Aim of the task :: Select and reproduce each line of the listing below that bears the string "this".
— begin Source data —
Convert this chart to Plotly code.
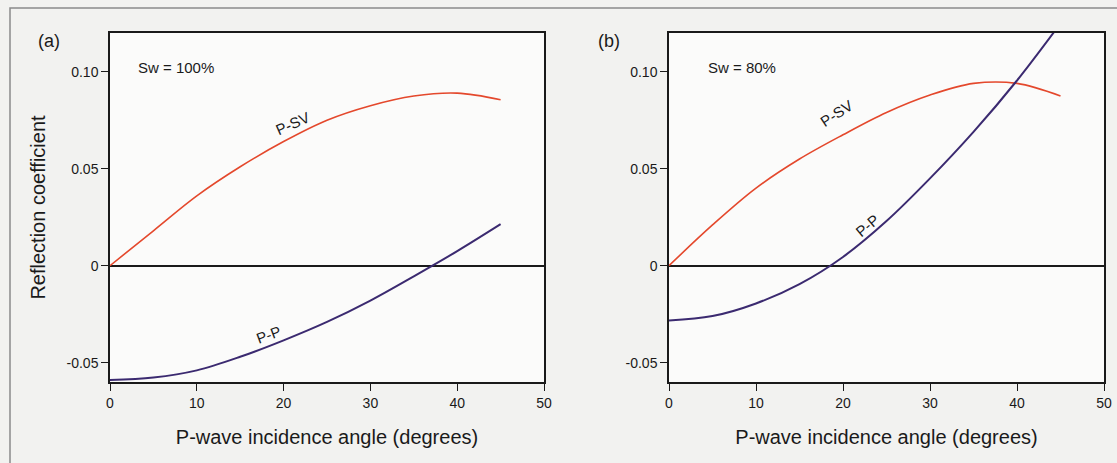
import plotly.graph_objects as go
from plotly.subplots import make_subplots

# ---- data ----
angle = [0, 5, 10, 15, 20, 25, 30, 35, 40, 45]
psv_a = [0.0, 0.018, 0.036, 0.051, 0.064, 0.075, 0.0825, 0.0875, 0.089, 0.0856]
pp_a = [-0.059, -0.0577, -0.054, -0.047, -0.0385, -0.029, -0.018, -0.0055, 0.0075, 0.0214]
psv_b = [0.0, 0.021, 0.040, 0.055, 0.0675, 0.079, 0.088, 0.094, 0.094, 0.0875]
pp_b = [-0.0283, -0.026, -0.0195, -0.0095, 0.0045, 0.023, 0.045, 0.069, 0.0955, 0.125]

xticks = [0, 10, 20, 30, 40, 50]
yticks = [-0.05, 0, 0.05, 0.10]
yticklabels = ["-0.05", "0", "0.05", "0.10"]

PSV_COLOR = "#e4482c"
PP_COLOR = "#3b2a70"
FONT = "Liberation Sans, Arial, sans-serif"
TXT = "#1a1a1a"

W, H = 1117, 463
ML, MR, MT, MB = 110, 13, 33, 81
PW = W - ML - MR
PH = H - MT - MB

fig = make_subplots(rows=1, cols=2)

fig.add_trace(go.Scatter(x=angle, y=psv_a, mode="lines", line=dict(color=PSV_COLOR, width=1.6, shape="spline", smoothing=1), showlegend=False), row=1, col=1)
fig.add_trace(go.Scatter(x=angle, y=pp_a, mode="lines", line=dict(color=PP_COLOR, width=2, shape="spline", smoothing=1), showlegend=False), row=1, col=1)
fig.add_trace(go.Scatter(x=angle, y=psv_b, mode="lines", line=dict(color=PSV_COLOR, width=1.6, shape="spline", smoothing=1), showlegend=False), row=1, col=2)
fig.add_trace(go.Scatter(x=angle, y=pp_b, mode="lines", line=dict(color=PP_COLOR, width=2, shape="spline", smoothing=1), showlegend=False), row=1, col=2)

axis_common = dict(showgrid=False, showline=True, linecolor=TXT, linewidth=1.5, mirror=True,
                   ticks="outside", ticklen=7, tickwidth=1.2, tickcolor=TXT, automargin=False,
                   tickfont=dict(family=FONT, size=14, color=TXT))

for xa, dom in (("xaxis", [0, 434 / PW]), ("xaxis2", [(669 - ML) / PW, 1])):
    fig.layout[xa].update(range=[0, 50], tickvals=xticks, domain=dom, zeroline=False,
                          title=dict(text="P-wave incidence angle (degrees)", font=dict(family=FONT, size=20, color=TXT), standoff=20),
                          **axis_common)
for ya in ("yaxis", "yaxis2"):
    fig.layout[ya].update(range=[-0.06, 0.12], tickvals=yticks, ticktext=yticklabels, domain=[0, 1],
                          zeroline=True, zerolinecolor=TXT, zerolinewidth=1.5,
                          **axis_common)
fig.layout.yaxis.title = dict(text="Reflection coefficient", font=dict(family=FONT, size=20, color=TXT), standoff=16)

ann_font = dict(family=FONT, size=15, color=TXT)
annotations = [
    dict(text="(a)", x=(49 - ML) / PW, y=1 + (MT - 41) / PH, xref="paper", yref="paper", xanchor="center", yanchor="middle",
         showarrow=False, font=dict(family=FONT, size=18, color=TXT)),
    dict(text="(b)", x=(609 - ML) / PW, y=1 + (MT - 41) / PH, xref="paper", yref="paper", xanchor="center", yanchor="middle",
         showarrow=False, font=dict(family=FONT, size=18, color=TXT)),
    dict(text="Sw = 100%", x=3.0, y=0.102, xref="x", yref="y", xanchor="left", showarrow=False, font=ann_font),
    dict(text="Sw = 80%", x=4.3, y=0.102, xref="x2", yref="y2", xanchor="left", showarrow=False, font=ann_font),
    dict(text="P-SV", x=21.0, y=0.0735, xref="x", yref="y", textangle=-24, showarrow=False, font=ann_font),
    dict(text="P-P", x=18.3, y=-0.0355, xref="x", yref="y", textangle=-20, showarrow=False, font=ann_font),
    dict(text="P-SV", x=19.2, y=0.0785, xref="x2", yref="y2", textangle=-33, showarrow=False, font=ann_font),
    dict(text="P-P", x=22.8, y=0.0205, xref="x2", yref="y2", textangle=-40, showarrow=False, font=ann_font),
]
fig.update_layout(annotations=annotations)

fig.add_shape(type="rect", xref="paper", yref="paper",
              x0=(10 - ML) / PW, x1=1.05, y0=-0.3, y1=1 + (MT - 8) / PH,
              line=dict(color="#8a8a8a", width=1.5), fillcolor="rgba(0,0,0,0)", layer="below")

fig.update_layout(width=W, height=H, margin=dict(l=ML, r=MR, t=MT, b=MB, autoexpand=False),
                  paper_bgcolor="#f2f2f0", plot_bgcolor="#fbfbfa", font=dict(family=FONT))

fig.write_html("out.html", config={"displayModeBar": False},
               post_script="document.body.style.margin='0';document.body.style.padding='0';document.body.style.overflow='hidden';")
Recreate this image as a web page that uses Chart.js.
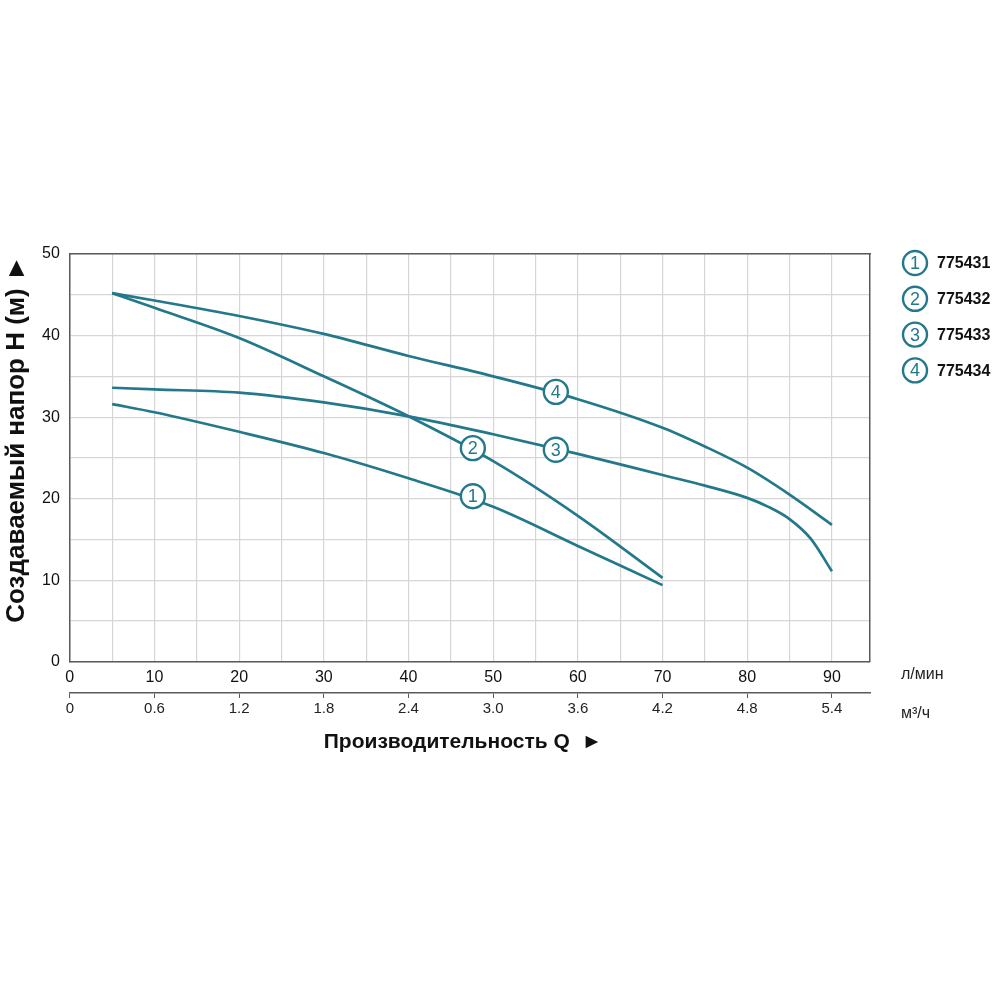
— end Source data —
Written answer ::
Convert this chart to Plotly code.
Recreate this image as a web page that uses Chart.js.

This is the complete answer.